The PCRM also claimed to have 700 pages of relevant documents that were obtained through a public-records request to the University of California, Davis.


Neuralink is currently working on  “developing ultra-high bandwidth brain-machine interfaces to connect humans and computers.” They claim that these brain chips can help people with neurological disorders like dementia, spinal cord injuries, and even Alzheimer’s.

Neuralink Defended Their Use Of Test Monkeys, Animals Should Be Tested On Before Humans

Neuralink had defended themselves by stating that the use of animals was imminent. They had to test “all novel medical devices and treatments” in animals before it was administered to human beings.

In one of their previous videos they also stated that they want to treat test animals “humanely”:

“At Neuralink, we are absolutely committed to working with animals in the most humane and ethical way possible,” the firm stated.

“The use of every animal was extensively planned and considered to balance scientific discovery with the ethical use of animals.”
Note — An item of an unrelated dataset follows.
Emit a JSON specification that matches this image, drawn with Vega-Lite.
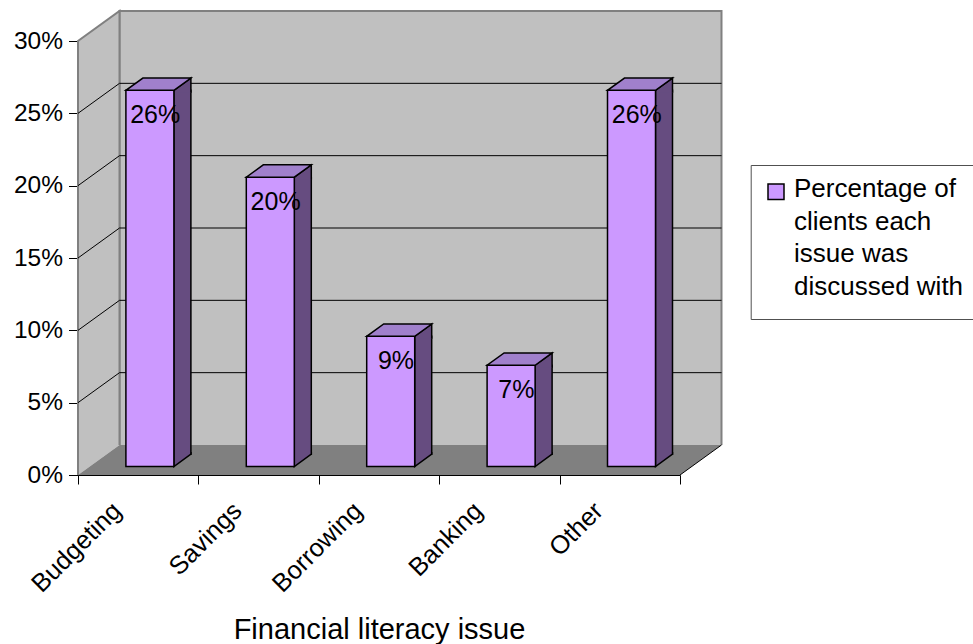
{
  "$schema": "https://vega.github.io/schema/vega-lite/v6.json",
  "width": 602,
  "height": 434,
  "autosize": {"type": "none"},
  "padding": {"left": 78, "top": 41, "right": 293, "bottom": 169},
  "background": "white",
  "config": {
    "view": {"stroke": null},
    "font": "Liberation Sans",
    "style": {"guide-label": {"lineHeight": 32.5}}
  },
  "datasets": {
    "issues": [
      {"issue": "Budgeting", "value": 0.26},
      {"issue": "Savings", "value": 0.20},
      {"issue": "Borrowing", "value": 0.09},
      {"issue": "Banking", "value": 0.07},
      {"issue": "Other", "value": 0.26}
    ],
    "levels": [
      {"level": 0.05},
      {"level": 0.10},
      {"level": 0.15},
      {"level": 0.20},
      {"level": 0.25}
    ]
  },
  "data": {"name": "issues"},
  "layer": [
    {
      "description": "back wall of the 3-D frame",
      "data": {"values": [{}]},
      "mark": {"type": "point", "shape": "M583.3,-30 L583.3,-464 L-18.7,-464 L-18.7,-30", "size": 4, "filled": true, "fill": "#C0C0C0", "stroke": "#808080", "strokeWidth": 2, "opacity": 1},
      "encoding": {
        "x": {"datum": "Budgeting", "type": "nominal", "scale": {"domain": ["Budgeting", "Savings", "Borrowing", "Banking", "Other"], "paddingInner": 0, "paddingOuter": 0}},
        "y": {"datum": 0, "type": "quantitative", "scale": {"domain": [0, 0.3], "nice": false}}
      }
    },
    {
      "description": "left side wall",
      "data": {"values": [{}]},
      "mark": {"type": "point", "shape": "M-60.2,0 L-60.2,-434 L-18.7,-464 L-18.7,-30", "size": 4, "filled": true, "fill": "#C0C0C0", "stroke": "#808080", "strokeWidth": 2, "opacity": 1},
      "encoding": {
        "x": {"datum": "Budgeting", "type": "nominal"},
        "y": {"datum": 0, "type": "quantitative"}
      }
    },
    {
      "description": "floor",
      "data": {"values": [{}]},
      "mark": {"type": "point", "shape": "M-60.2,0 L541.8,0 L583.3,-30 L-18.7,-30 Z", "size": 4, "filled": true, "fill": "#808080", "strokeWidth": 0, "opacity": 1},
      "encoding": {
        "x": {"datum": "Budgeting", "type": "nominal"},
        "y": {"datum": 0, "type": "quantitative"}
      }
    },
    {
      "description": "right edge of the floor",
      "data": {"values": [{}]},
      "mark": {"type": "point", "shape": "M541.8,0 L583.3,-30", "size": 4, "filled": false, "stroke": "black", "strokeWidth": 1, "opacity": 1},
      "encoding": {
        "x": {"datum": "Budgeting", "type": "nominal"},
        "y": {"datum": 0, "type": "quantitative"}
      }
    },
    {
      "description": "gridlines running over the side wall and along the back wall",
      "data": {"name": "levels"},
      "mark": {"type": "point", "shape": "M-60.2,0 L-18.7,-30 L583.3,-30", "size": 4, "filled": false, "stroke": "black", "strokeWidth": 1, "opacity": 1},
      "encoding": {
        "x": {"datum": "Budgeting", "type": "nominal"},
        "y": {"field": "level", "type": "quantitative"}
      }
    },
    {
      "description": "shaded right side of each column",
      "mark": {"type": "bar", "width": 17, "xOffset": 44.2, "yOffset": -8.5, "y2Offset": -20.8, "fill": "#664C80", "stroke": "black", "strokeWidth": 1.5},
      "encoding": {
        "x": {"field": "issue", "type": "nominal"},
        "y": {"field": "value", "type": "quantitative"},
        "y2": {"datum": 0}
      }
    },
    {
      "description": "upper slanted end of the side face",
      "mark": {"type": "point", "shape": "M35.7,-6 L35.7,-8.5 L52.7,-20.8 L52.7,-6", "size": 4, "filled": true, "fill": "#664C80", "stroke": "black", "strokeWidth": 1.5, "opacity": 1},
      "encoding": {
        "x": {"field": "issue", "type": "nominal"},
        "y": {"field": "value", "type": "quantitative"}
      }
    },
    {
      "description": "lower slanted end of the side face",
      "mark": {"type": "point", "shape": "M35.7,-23 L35.7,-8.5 L52.7,-20.8 L52.7,-23", "size": 4, "filled": true, "fill": "#664C80", "stroke": "black", "strokeWidth": 1.5, "opacity": 1},
      "encoding": {
        "x": {"field": "issue", "type": "nominal"},
        "y": {"datum": 0, "type": "quantitative"}
      }
    },
    {
      "description": "front face of each column",
      "mark": {"type": "bar", "width": 48, "xOffset": 11.7, "yOffset": -8.5, "y2Offset": -8.5, "stroke": "black", "strokeWidth": 1.5, "opacity": 1},
      "encoding": {
        "x": {
          "field": "issue",
          "type": "nominal",
          "axis": {
            "title": "Financial literacy issue",
            "tickBand": "extent",
            "tickSize": 9,
            "tickColor": "black",
            "domainColor": "black",
            "labelAngle": -45,
            "labelAlign": "right",
            "labelBaseline": "alphabetic",
            "labelOffset": -15.8,
            "labelPadding": 28,
            "labelFontSize": 25.5,
            "labelFont": "Liberation Sans",
            "labelColor": "black",
            "labelOverlap": false,
            "titleFont": "Liberation Sans",
            "titleFontSize": 29,
            "titleFontWeight": "normal",
            "titleColor": "black",
            "titleX": 301,
            "titleY": 163.3,
            "titleBaseline": "alphabetic",
            "titleAlign": "center"
          }
        },
        "y": {
          "field": "value",
          "type": "quantitative",
          "axis": {
            "title": null,
            "values": [0, 0.05, 0.1, 0.15, 0.2, 0.25, 0.3],
            "format": ".0%",
            "grid": false,
            "domainColor": "black",
            "tickColor": "black",
            "tickSize": 9.5,
            "labelFontSize": 24.5,
            "labelFont": "Liberation Sans",
            "labelColor": "black",
            "labelPadding": 6
          }
        },
        "y2": {"datum": 0},
        "color": {
          "datum": "Percentage of\nclients each\nissue was\ndiscussed with",
          "type": "nominal",
          "scale": {"range": ["#CC99FF"]},
          "legend": {
            "title": null,
            "orient": "none",
            "legendX": 672.7,
            "legendY": 124,
            "symbolType": "M-14.7,-13 L1.3,-13 L1.3,2.5 L-14.7,2.5 Z",
            "symbolSize": 4,
            "symbolStrokeColor": "black",
            "symbolStrokeWidth": 1.5,
            "symbolOpacity": 1,
            "labelFont": "Liberation Sans",
            "labelFontSize": 26,
            "labelColor": "black",
            "labelBaseline": "alphabetic",
            "labelOffset": -1.7,
            "labelLimit": 0,
            "labelExpr": "split(datum.label, '\\n')",
            "padding": 19,
            "strokeColor": "#505050",
            "fillColor": "white"
          }
        }
      }
    },
    {
      "description": "top face of each column",
      "mark": {"type": "point", "shape": "M-12.3,-8.5 L35.7,-8.5 L52.7,-20.8 L4.7,-20.8 Z", "size": 4, "filled": true, "fill": "#A080CC", "stroke": "black", "strokeWidth": 1.5, "opacity": 1},
      "encoding": {
        "x": {"field": "issue", "type": "nominal"},
        "y": {"field": "value", "type": "quantitative"}
      }
    },
    {
      "description": "value labels",
      "mark": {"type": "text", "font": "Liberation Sans", "fontSize": 25, "dx": 17, "dy": 16.5, "align": "center", "baseline": "middle", "color": "black"},
      "encoding": {
        "x": {"field": "issue", "type": "nominal"},
        "y": {"field": "value", "type": "quantitative"},
        "text": {"field": "value", "type": "quantitative", "format": ".0%"}
      }
    }
  ]
}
The company in question had shared several images of the laboratory where the animals were kept in. They had also claimed that Neuralink exceeded the industry regulation for living space by approximately 150 times. The diet offered to the test monkeys was also posted on the blog which was conveniently overlooked by “a large, dedicated team of veterinarians, veterinary technicians, behaviorists, enrichment technicians, and animal care specialists”.

The company also claimed that they never forced the test monkeys to participate in the training if it was hesitant. They had cited a public demonstration in 2020 where Gertrude, a pig, chose to forage through a straw than appear on stage.

“Today, Gertie lives the farm life and spends her days lounging in the sun with her two best friends Harriet and Frieda,” Neuralink noted, claiming that she was one of several test animals that had retired to sanctuaries after completing their contribution to the study.


“At Neuralink, we are never satisfied with the current standards for animal well-being and we will always push ourselves to do more for the animals that are contributing so much to humanity,” the blog concluded.

“We also look forward to a day where animals are no longer necessary for medical research.”


Neuralink had admitted to the euthanization of 8 monkeys during the entire process. Two of them were euthanized at “planned end dates to gather important histological data” while the other six were killed due to surgical complications or device failures.

Despite the aforementioned incidents, Neuralink had never received a citation from the US Department of Agriculture inspections of its care program and its facilities and was accredited by the AAALAC ( Association for the Assessment and Accreditation of Laboratory Animal Care) International.


Recent updates from Neuralink’s site suggested that the startup was preparing the first-ever human trials of its brain-computer interface tech. They eventually hope to use this tech to allow “human-AI symbiosis” though early applications will focus on treating people with brain disorders.